*Exercise task*: Using the data below, gather each line that includes the word "this".

*Provided material*:
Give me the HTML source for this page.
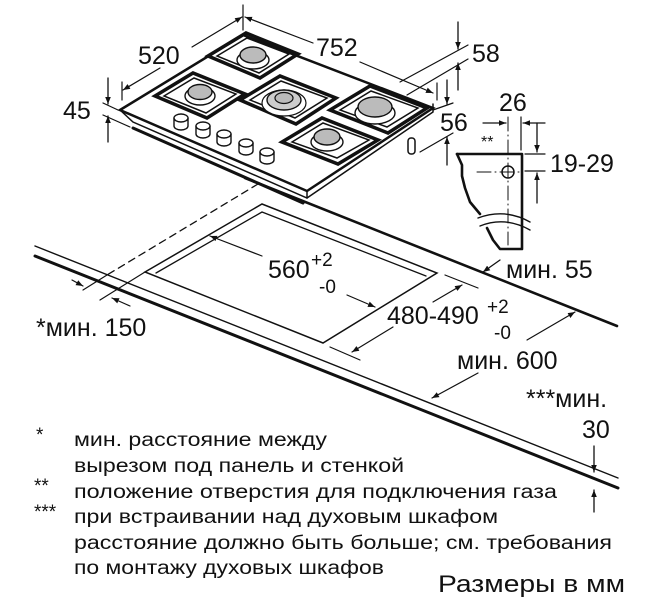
---
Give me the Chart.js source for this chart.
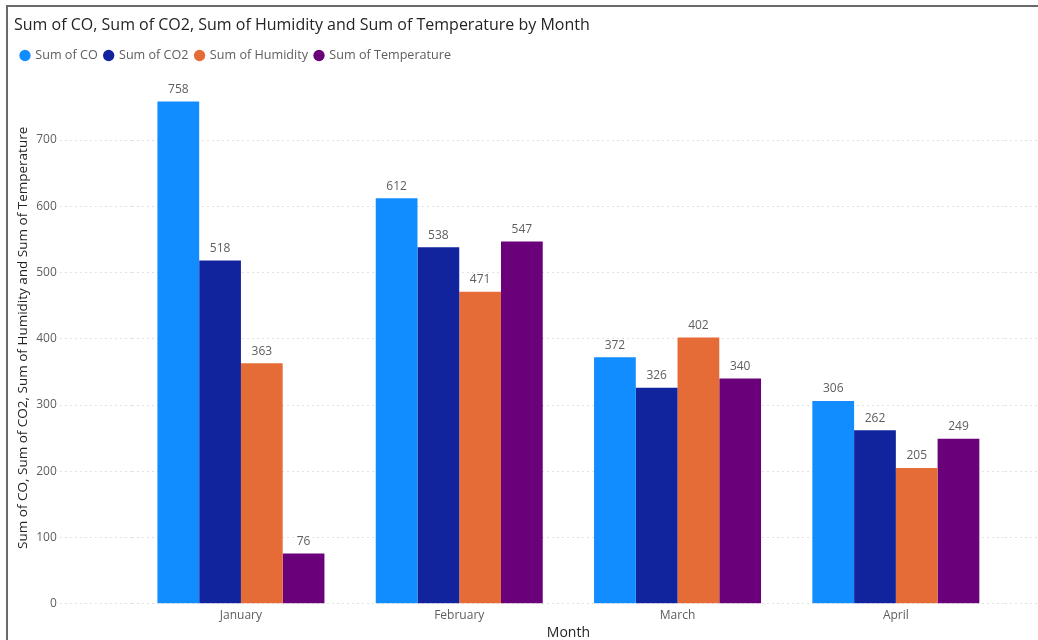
---
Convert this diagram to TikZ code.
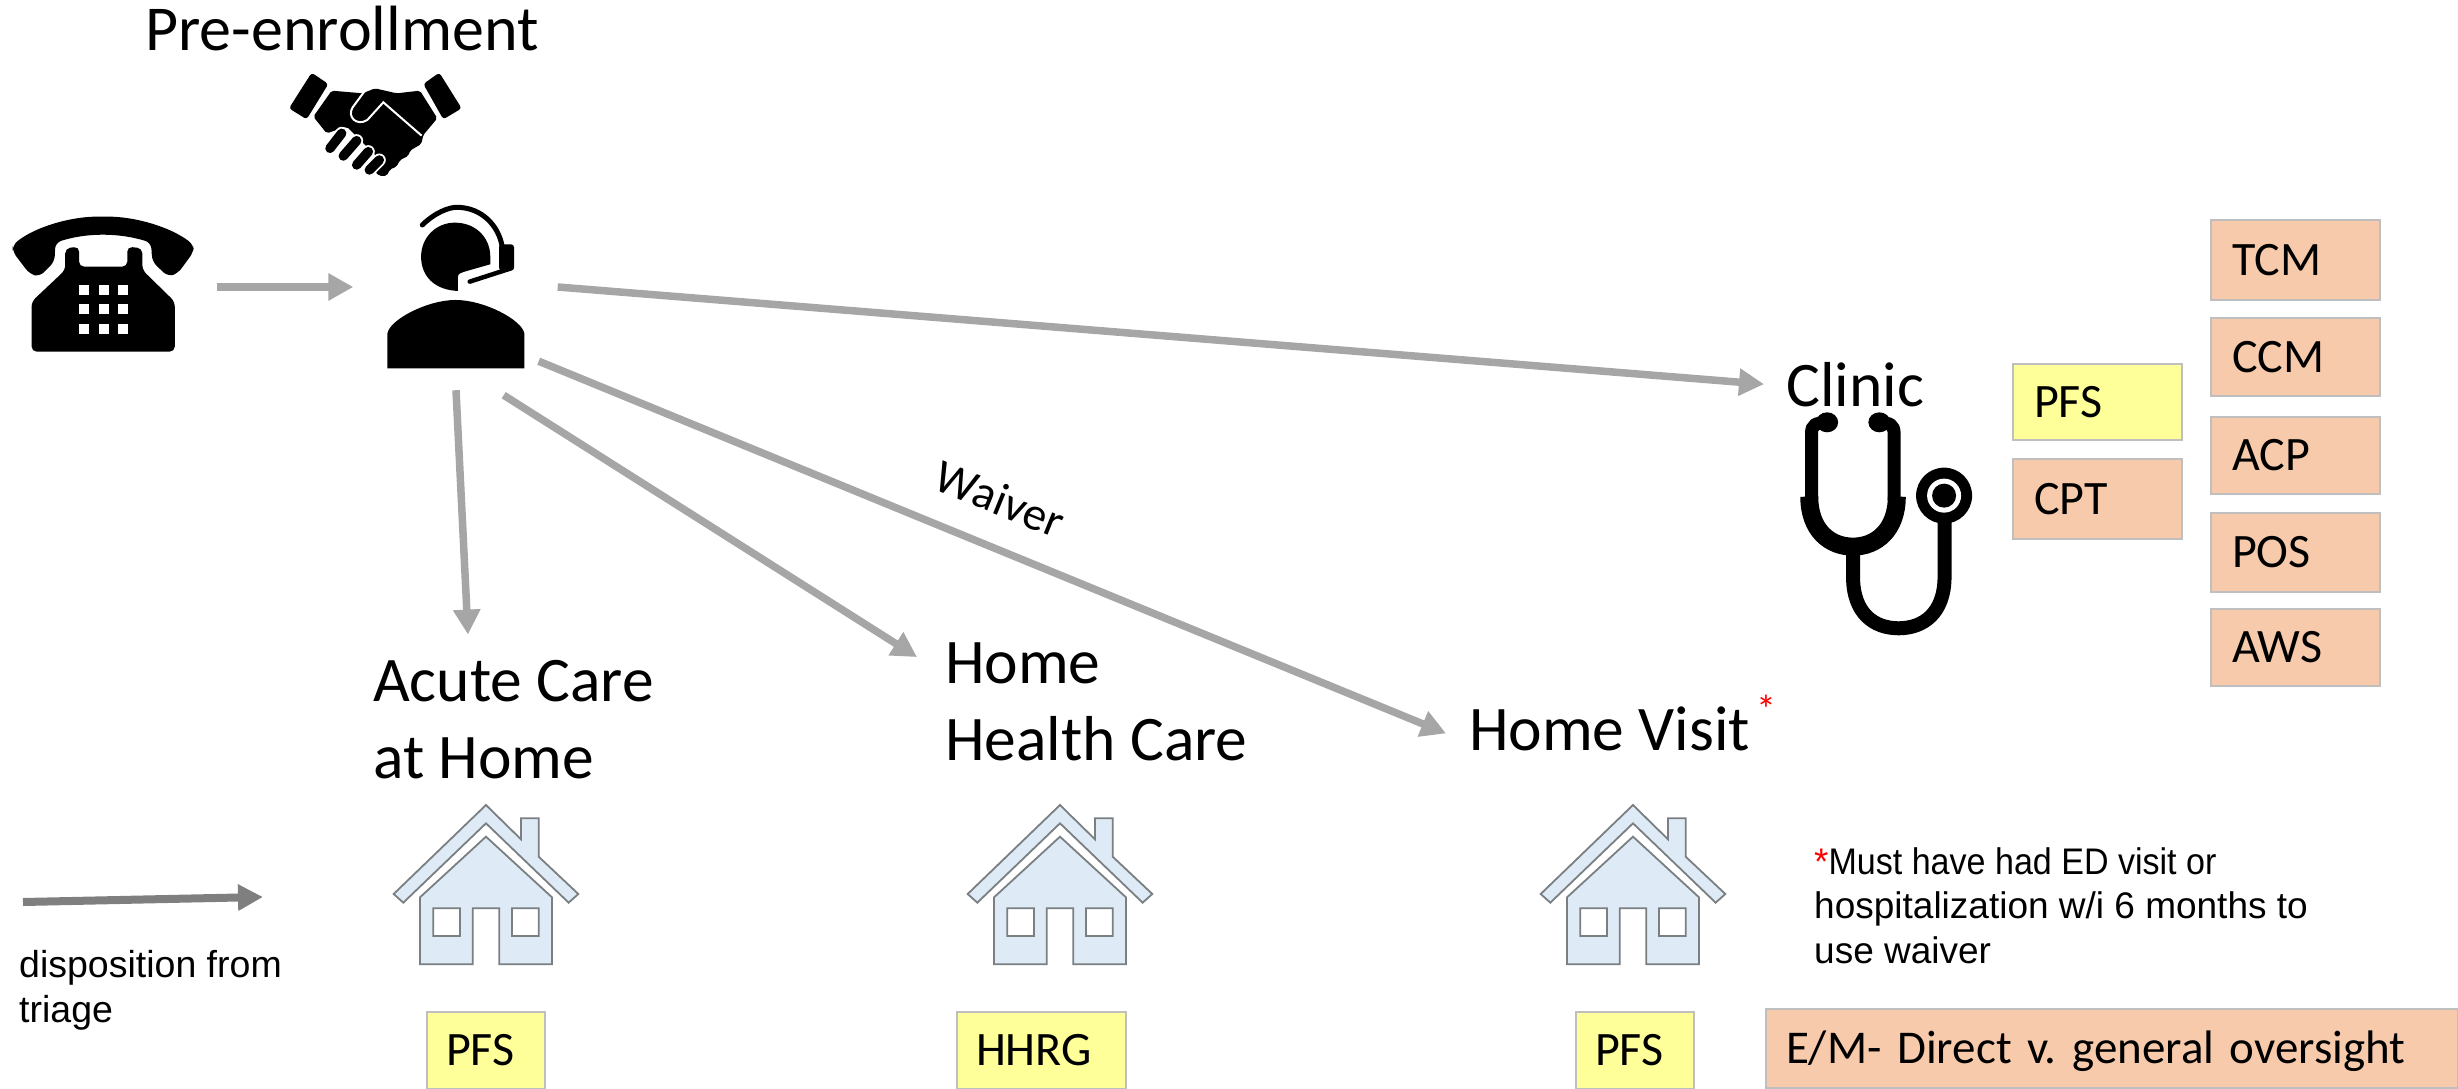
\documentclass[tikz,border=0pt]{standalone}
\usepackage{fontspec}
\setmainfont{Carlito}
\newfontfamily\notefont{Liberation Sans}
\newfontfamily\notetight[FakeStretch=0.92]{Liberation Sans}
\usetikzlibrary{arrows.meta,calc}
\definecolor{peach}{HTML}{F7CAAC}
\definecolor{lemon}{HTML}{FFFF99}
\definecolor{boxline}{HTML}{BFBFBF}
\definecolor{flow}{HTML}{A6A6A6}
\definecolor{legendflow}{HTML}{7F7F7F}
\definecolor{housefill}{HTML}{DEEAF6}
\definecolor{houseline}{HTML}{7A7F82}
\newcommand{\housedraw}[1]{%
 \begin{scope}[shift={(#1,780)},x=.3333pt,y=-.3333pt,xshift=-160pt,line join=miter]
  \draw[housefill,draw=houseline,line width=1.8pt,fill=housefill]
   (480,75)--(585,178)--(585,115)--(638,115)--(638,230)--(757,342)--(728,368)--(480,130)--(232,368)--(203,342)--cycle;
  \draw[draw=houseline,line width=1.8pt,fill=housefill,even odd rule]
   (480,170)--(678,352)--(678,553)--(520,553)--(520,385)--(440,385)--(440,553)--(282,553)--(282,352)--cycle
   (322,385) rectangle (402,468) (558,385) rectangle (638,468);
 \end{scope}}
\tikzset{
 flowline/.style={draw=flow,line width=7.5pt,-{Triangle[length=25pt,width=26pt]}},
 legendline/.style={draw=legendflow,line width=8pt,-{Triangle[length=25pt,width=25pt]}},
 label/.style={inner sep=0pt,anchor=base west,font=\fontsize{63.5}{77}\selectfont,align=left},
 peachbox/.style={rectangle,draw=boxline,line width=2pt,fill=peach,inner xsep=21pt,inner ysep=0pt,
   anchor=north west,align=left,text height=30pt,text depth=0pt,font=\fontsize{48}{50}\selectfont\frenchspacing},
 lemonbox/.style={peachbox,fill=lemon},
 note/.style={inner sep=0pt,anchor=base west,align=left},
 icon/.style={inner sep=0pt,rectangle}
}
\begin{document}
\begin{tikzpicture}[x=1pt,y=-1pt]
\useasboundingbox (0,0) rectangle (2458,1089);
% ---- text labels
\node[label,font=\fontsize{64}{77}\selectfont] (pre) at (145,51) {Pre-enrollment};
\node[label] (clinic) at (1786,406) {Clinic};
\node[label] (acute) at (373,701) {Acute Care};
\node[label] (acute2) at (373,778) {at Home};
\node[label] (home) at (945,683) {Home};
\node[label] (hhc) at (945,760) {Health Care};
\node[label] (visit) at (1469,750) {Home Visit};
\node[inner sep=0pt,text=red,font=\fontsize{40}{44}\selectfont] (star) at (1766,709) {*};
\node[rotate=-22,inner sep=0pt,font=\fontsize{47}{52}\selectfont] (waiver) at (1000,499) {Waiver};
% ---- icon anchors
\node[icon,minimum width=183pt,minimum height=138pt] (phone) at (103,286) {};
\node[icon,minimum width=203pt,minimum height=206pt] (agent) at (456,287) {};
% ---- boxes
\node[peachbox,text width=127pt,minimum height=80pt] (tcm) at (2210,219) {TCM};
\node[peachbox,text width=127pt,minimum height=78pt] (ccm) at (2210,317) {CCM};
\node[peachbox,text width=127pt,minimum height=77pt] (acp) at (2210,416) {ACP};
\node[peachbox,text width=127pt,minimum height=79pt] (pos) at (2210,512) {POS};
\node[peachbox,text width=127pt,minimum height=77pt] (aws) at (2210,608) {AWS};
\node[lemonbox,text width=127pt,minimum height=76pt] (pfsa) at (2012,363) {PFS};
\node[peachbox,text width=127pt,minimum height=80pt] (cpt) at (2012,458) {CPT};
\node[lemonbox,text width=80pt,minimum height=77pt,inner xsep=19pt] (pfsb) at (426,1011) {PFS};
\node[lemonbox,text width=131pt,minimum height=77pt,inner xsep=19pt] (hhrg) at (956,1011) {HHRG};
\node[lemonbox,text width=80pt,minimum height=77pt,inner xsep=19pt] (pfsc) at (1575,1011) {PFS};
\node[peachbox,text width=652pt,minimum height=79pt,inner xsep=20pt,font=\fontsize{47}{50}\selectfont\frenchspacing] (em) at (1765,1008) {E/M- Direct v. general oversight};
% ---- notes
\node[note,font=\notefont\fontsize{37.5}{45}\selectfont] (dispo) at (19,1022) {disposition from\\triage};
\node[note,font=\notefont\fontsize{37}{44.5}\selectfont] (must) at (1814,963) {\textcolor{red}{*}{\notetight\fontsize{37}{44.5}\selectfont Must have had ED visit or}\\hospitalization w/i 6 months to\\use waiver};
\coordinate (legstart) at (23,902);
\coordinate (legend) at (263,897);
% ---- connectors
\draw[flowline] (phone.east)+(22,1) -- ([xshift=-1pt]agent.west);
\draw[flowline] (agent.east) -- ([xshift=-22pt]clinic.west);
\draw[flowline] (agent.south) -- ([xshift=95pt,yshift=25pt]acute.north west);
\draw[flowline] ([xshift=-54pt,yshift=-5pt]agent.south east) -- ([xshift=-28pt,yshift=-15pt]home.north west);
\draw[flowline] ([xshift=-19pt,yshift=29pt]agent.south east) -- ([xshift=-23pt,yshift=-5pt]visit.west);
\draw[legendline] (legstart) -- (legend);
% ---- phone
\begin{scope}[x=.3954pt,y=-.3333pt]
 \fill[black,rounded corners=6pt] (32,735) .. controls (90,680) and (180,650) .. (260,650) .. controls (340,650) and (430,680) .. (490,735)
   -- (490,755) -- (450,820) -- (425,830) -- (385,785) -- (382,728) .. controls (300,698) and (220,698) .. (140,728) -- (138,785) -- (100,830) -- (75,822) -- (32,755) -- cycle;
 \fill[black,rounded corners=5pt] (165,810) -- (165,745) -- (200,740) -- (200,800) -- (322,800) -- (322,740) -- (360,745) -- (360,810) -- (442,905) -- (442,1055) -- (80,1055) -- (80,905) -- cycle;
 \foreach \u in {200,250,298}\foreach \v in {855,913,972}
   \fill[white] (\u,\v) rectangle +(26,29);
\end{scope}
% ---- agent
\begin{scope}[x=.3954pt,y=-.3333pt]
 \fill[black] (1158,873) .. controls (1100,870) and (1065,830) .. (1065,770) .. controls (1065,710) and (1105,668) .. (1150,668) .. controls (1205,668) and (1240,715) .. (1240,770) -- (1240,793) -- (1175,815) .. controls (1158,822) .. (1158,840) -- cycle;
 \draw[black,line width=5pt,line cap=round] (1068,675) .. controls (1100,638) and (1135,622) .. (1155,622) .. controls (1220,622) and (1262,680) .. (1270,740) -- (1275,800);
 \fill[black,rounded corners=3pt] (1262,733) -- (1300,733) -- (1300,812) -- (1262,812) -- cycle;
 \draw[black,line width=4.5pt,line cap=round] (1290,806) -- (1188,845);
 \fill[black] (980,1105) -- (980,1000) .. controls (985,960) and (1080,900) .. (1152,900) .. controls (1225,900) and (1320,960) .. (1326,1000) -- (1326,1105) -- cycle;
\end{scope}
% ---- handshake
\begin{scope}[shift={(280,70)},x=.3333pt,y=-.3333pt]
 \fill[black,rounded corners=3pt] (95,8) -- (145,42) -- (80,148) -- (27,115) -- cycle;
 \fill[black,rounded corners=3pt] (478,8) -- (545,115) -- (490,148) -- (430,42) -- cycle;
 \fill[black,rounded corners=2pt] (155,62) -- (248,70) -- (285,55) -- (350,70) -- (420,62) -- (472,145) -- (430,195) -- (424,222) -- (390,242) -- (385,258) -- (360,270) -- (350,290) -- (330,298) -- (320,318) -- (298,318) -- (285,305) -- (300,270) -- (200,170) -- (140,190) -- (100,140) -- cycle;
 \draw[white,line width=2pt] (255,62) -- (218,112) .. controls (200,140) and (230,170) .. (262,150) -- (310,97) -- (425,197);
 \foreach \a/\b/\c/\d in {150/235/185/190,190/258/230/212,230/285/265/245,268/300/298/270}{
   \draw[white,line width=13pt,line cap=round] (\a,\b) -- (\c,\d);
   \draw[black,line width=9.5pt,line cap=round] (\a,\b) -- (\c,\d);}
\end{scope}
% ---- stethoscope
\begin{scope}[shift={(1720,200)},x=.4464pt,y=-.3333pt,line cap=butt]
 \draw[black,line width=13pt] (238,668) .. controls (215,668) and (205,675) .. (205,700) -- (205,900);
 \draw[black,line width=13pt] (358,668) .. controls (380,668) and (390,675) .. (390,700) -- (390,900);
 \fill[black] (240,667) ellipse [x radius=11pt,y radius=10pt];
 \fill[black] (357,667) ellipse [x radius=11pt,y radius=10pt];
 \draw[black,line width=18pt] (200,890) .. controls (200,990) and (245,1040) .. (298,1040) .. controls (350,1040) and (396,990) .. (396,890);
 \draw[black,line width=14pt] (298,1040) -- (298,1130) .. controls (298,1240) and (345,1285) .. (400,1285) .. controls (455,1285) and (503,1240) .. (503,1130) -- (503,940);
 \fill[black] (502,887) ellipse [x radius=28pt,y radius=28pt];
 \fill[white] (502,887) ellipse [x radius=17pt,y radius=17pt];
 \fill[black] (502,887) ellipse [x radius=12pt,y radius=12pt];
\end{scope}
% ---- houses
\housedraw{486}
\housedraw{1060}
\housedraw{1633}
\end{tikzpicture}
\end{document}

*Reply*:
Give me the HTML source for this page.
Give me the Chart.js source for this chart.
Convert this diagram to TikZ code.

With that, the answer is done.